ENDOW: Kiss Your Job Goodbye

ENDOW: Kiss Your Job Goodbye

By Bradley Harrington 

Brad Harrington

“A committee is the only known form of life with a hundred bellies and no brain.” — Robert Heinlein, “Methuselah’s Children,” 1958 —

Wyoming’s “Economically Needed Diversity Options for Wyoming” (ENDOW) bill was signed into law by Gov. Matt Mead back on March 3, and — now, as its first step of operation — its 25-member Council has recently been turned loose to solve our “economic diversity” issues:

“As part of the ENDOW Initiative Executive Council’s first meetings Thursday and Friday at Laramie County Community College, the group identified a number of those potential impediments to growth. It also assigned committees to tackle the problems.” (“ENDOW council identifies impediments to economic diversification,” WTE, May 13.)

And what, in this council’s opinion, would those “problems” consist of? “The council broke into three groups to identify a slew of barriers to achieving its goals … Some of them included: Building a qualified workforce; developing transportation and infrastructure; improving the quality of life in Wyoming communities; and working with policymakers and residents averse to change.”

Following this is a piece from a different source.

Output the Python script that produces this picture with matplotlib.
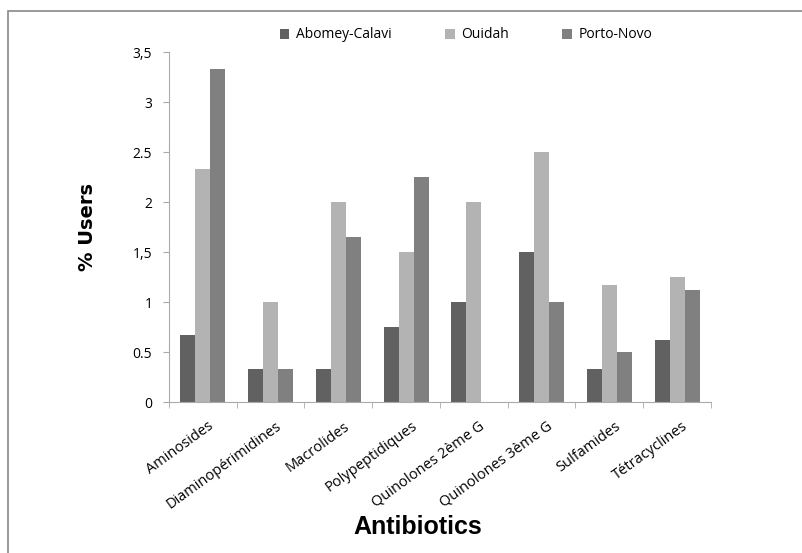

And this council’s objectives, once these “problems” have been “identified”? “To oversee the development and implementation of a blueprint for economic diversification in Wyoming through the next 20 years.”

Keep in mind, as you read those sentences, that an “economy” is defined as the aggregate sum of all the individual transactions made by all the involved people in a certain geographical area — and that, in a free society, excepting criminal activities, those transactions are all voluntary in their natures (the “private” sector).

Also observe that “growth” consists of something that has gotten bigger, richer, more widespread or otherwise increased its scope by one form or another.

And, finally, it bears mentioning that government (the “public” sector) has no resources of its own, that it exists solely by virtue of the wealth it has plundered from the wider economy surrounding it — and that consequently it can only forcibly SHIFT resources never actually CREATE them.

ENDOW Council member and Wyoming Business Council President Bill Schilling, however, has a different view: “The council’s task of building on existing industries and creating new ones is ‘critical to the state’s future,’” he said.

Nor is that opinion isolated, as it is obviously shared by most if not all of the ENDOW Council’s other members, else why would they be on the Council in the first place?

In discussing the “problems” identified by the Council at its meetings, for instance, Council Co-Chairman Greg Hill said that “What we’re trying to do is formulate an action plan on some of those areas … It’s easy to generate business growth. It’s a lot harder to think about those difficult issues.”

Really, Mr. Hill? If it’s so “easy” for government to “generate business growth” –which we’ve already seen is impossible — perhaps you’d care to inform the rest of us stupes as to just what magic wand you plan on waving that will allow you to violate Natural Law?

Completely ignorant of such facts of reality, however, Hill merely continues: “I think what’s missing in all this,” he said, “is a strategy and plans.”

No, Sir, what’s “missing” is an understanding of the manner in which an economy actually works — and the realization that all “growth,” by definition, originates in the private not the public sector. Instead of letting a free people produce as they see fit for private profit, thereby enriching all of us, your “plan” is to slap a top-down, Soviet-style command and control over our entire productive sphere (“the development and implementation of a blueprint for economic diversification”).

Nor are such gross misunderstandings regarding economic production limited to this ENDOW buffoonery — for it is government’s soaring involvement and control over our entire energy economy that created this whole mess to begin with.

And if you don’t think that’s true, consider our federal Dept. of Energy: With 93,000 employees and an annual budget of $27.9 billion, this agency has never actually produced one erg of energy in 40 years, but  HAS successfully stifled true energy production in more ways than this column has the space to discuss.

And now, in the face of such national disasters, our state government proposes the creation of yet MORE government spending and controls: “Included in those [ENDOW] recommendations will be policy measures, likely leading to requests for state funds for different projects.”

And there you have it, Dear Reader, the true motive for all of this gobbledygook: MORE taxes, MORE government employees and MORE restrictions on our freedoms to produce.

And, just in case you realize this and decide to oppose it, stay tuned for a re-education program of massive proportions, as ENDOW bureaucrats fan out across the state to “work” with you and other “policymakers and residents averse to change.”

And, should the state’s minions succeed in that effort, you can kiss both your job and your “quality of life” goodbye.